Information provided:
## Start

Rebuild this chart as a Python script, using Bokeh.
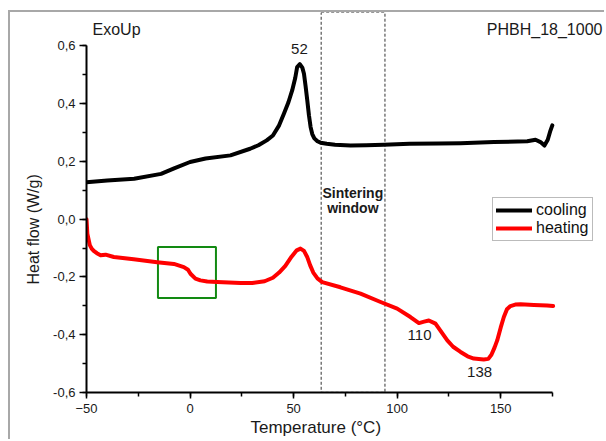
from bokeh.plotting import figure
from bokeh.models import (Range1d, SingleIntervalTicker, CustomJSTickFormatter,
                          Legend, LegendItem, ColumnDataSource, Title)
from bokeh.core.properties import value
from bokeh.embed import file_html
from bokeh.resources import INLINE

FONT = "Liberation Sans"

# ---- data -------------------------------------------------------------
cool_T = [-50, -40, -27, -14, -8, 0, 7.5, 19.5, 29, 33, 37, 40, 43, 45.3,
          47.5, 49.3, 50.8, 51.7, 53, 54.2, 55, 55.8, 56.6, 57.4, 58.2, 59,
          60, 61.5, 63, 66, 70, 77.5, 85, 93.6, 106, 120, 130.6, 146.7, 162.8,
          166.8, 169.2, 171.1, 172.7, 174, 174.9]
cool_v = [0.128, 0.134, 0.140, 0.157, 0.175, 0.198, 0.210, 0.221, 0.244,
          0.256, 0.273, 0.290, 0.325, 0.365, 0.405, 0.446, 0.490, 0.527,
          0.537, 0.525, 0.504, 0.460, 0.411, 0.360, 0.319, 0.295, 0.280,
          0.270, 0.265, 0.261, 0.258, 0.255, 0.256, 0.258, 0.261, 0.262,
          0.263, 0.267, 0.270, 0.275, 0.267, 0.255, 0.275, 0.307, 0.325]

heat_T = [-50, -49.6, -48.4, -47.5, -46.5, -45, -43.2, -40.8, -36.8, -27.2,
          -15.9, -7.8, -3, -1, 0.2, 2.6, 5, 8.3, 13.1, 24.4, 30, 36, 40, 43,
          46, 49, 51.5, 53.3, 55, 56.5, 58, 59.5, 61.5, 63.8, 72.6, 82.3, 92,
          100, 106.4, 110.5, 113, 115.3, 118.5, 124.2, 127, 130.6, 134, 137,
          141.8, 144, 145.5, 147, 148.3, 150, 151.5, 153, 154.7, 157, 159.6,
          166, 172.4, 175.3]
heat_v = [0.0, -0.05, -0.09, -0.102, -0.11, -0.118, -0.125, -0.123, -0.131,
          -0.139, -0.149, -0.155, -0.166, -0.175, -0.189, -0.206, -0.212,
          -0.216, -0.218, -0.221, -0.221, -0.215, -0.203, -0.185, -0.162,
          -0.130, -0.108, -0.102, -0.110, -0.130, -0.160, -0.185, -0.205,
          -0.218, -0.236, -0.258, -0.287, -0.310, -0.339, -0.360, -0.355,
          -0.351, -0.362, -0.420, -0.442, -0.460, -0.475, -0.483, -0.486,
          -0.484, -0.470, -0.445, -0.420, -0.375, -0.339, -0.312, -0.301,
          -0.296, -0.295, -0.297, -0.299, -0.301]

series_names = ["cooling", "heating"]

window_x = [63.3, 94.1]          # sintering window (°C)
box_x = [-15.5, 12.5]            # highlighted glass transition region
box_y = [-0.273, -0.096]

peak_labels = ["52", "110", "138"]
peak_x = [52.8, 110.8, 139.8]
peak_y = [0.588, -0.403, -0.531]

x_ticks_major = 50
y_ticks_major = 0.2

# ---- figure -----------------------------------------------------------
p = figure(width=596, height=429, output_backend="svg", toolbar_location=None,
           x_range=Range1d(-50.0005, 200.1), y_range=Range1d(-0.6005, 0.716),
           min_border_left=76, min_border_right=2, min_border_top=0,
           min_border_bottom=49)
p.margin = (10, 0, 0, 8)
p.styles = {"border-top": "2px solid #a8a8a8", "border-left": "2px solid #a8a8a8"}
p.outline_line_color = None
p.grid.visible = False
p.background_fill_color = "white"
p.border_fill_color = "white"

# axes
for ax in (p.xaxis[0], p.yaxis[0]):
    ax.axis_line_width = 2
    ax.axis_line_color = "black"
    ax.major_tick_line_width = 1.5
    ax.minor_tick_line_width = 1.5
    ax.major_tick_line_color = "black"
    ax.minor_tick_line_color = "black"
    ax.major_tick_in = 0
    ax.minor_tick_in = 0
    ax.major_label_text_font = FONT
    ax.major_label_text_font_size = "13px"
    ax.major_label_text_color = "#1a1a1a"

p.xaxis.ticker = SingleIntervalTicker(interval=x_ticks_major, num_minor_ticks=2)
p.yaxis.ticker = SingleIntervalTicker(interval=y_ticks_major, num_minor_ticks=2)
p.xaxis.bounds = (-50.001, 175.001)
p.yaxis.bounds = (-0.6001, 0.6001)
p.xaxis.major_tick_out = 6
p.xaxis.minor_tick_out = 4
p.yaxis.major_tick_out = 7
p.yaxis.minor_tick_out = 4
p.xaxis.major_label_standoff = 5
p.yaxis.major_label_standoff = 4
p.yaxis.formatter = CustomJSTickFormatter(
    code="var s = tick.toFixed(1).replace('.', ','); return s == '-0,0' ? '0,0' : s;")

# axis titles (placed as side titles so they can be centred on the drawn axis)
p.add_layout(Title(text="Temperature (°C)", align="left", offset=164,
                   standoff=0, text_font=FONT, text_font_size="17px",
                   text_font_style="normal", text_color="#1a1a1a"), "below")
p.add_layout(Title(text="Heat flow (W/g)", align="left", offset=108,
                   standoff=18, text_font=FONT, text_font_size="16px",
                   text_font_style="normal", text_color="#1a1a1a"), "left")

# sintering window (dashed box)
p.quad(left=[window_x[0]], right=[window_x[1]], bottom=[-0.6], top=[0.716],
       fill_color=None, line_color="#333333", line_width=1, line_dash="3 2")

# green box
p.quad(left=[box_x[0]], right=[box_x[1]], bottom=[box_y[0]], top=[box_y[1]],
       fill_color=None, line_color="#128a12", line_width=2)

# curves
r_cool = p.line(cool_T, cool_v, line_color="black", line_width=4,
                line_join="round", line_cap="round")
r_heat = p.line(heat_T, heat_v, line_color="#ff0000", line_width=4,
                line_join="round", line_cap="round")

legend = Legend(items=[LegendItem(label=series_names[0], renderers=[r_cool]),
                       LegendItem(label=series_names[1], renderers=[r_heat])],
                location=(406, 151), margin=0, padding=3, spacing=0,
                glyph_width=36, glyph_height=18, label_height=18,
                label_standoff=4, label_text_font=FONT,
                label_text_font_size="16px", label_text_color="#111111",
                border_line_color="#777777", border_line_width=1,
                background_fill_color="white", background_fill_alpha=1)
p.add_layout(legend)

# annotations
src_peaks = ColumnDataSource(dict(x=peak_x, y=peak_y, t=peak_labels))
p.text(x="x", y="y", text="t", source=src_peaks, text_font=value(FONT),
       text_font_size="15px", text_align="center", text_baseline="middle",
       text_color="#1a1a1a")

p.text(x=[78.6, 78.6], y=[0.089, 0.037], text=["Sintering", "window"],
       text_font=value(FONT), text_font_size="14px", text_font_style="bold",
       text_align="center", text_baseline="middle", text_color="#1a1a1a")

p.text(x=[-47.1], y=[0.657], text=["ExoUp"], text_font=value(FONT),
       text_font_size="16px", text_align="left", text_baseline="middle",
       text_color="#1a1a1a")
p.text(x=[199.1], y=[0.657], text=["PHBH_18_1000"], text_font=value(FONT),
       text_font_size="16px", text_align="right", text_baseline="middle",
       text_color="#1a1a1a")

open("out.html", "w").write(file_html(p, INLINE))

## End

Aim: Quote, please, every line of the material above from its start through the line that has "0.263, 0.267, 0.270, 0.275, 0.267, 0.255, 0.275, 0.307, 0.325]", reproducing the words exactly and dropping any images.

Written reply:
Rebuild this chart as a Python script, using Bokeh.
from bokeh.plotting import figure
from bokeh.models import (Range1d, SingleIntervalTicker, CustomJSTickFormatter,
                          Legend, LegendItem, ColumnDataSource, Title)
from bokeh.core.properties import value
from bokeh.embed import file_html
from bokeh.resources import INLINE

FONT = "Liberation Sans"

# ---- data -------------------------------------------------------------
cool_T = [-50, -40, -27, -14, -8, 0, 7.5, 19.5, 29, 33, 37, 40, 43, 45.3,
          47.5, 49.3, 50.8, 51.7, 53, 54.2, 55, 55.8, 56.6, 57.4, 58.2, 59,
          60, 61.5, 63, 66, 70, 77.5, 85, 93.6, 106, 120, 130.6, 146.7, 162.8,
          166.8, 169.2, 171.1, 172.7, 174, 174.9]
cool_v = [0.128, 0.134, 0.140, 0.157, 0.175, 0.198, 0.210, 0.221, 0.244,
          0.256, 0.273, 0.290, 0.325, 0.365, 0.405, 0.446, 0.490, 0.527,
          0.537, 0.525, 0.504, 0.460, 0.411, 0.360, 0.319, 0.295, 0.280,
          0.270, 0.265, 0.261, 0.258, 0.255, 0.256, 0.258, 0.261, 0.262,
          0.263, 0.267, 0.270, 0.275, 0.267, 0.255, 0.275, 0.307, 0.325]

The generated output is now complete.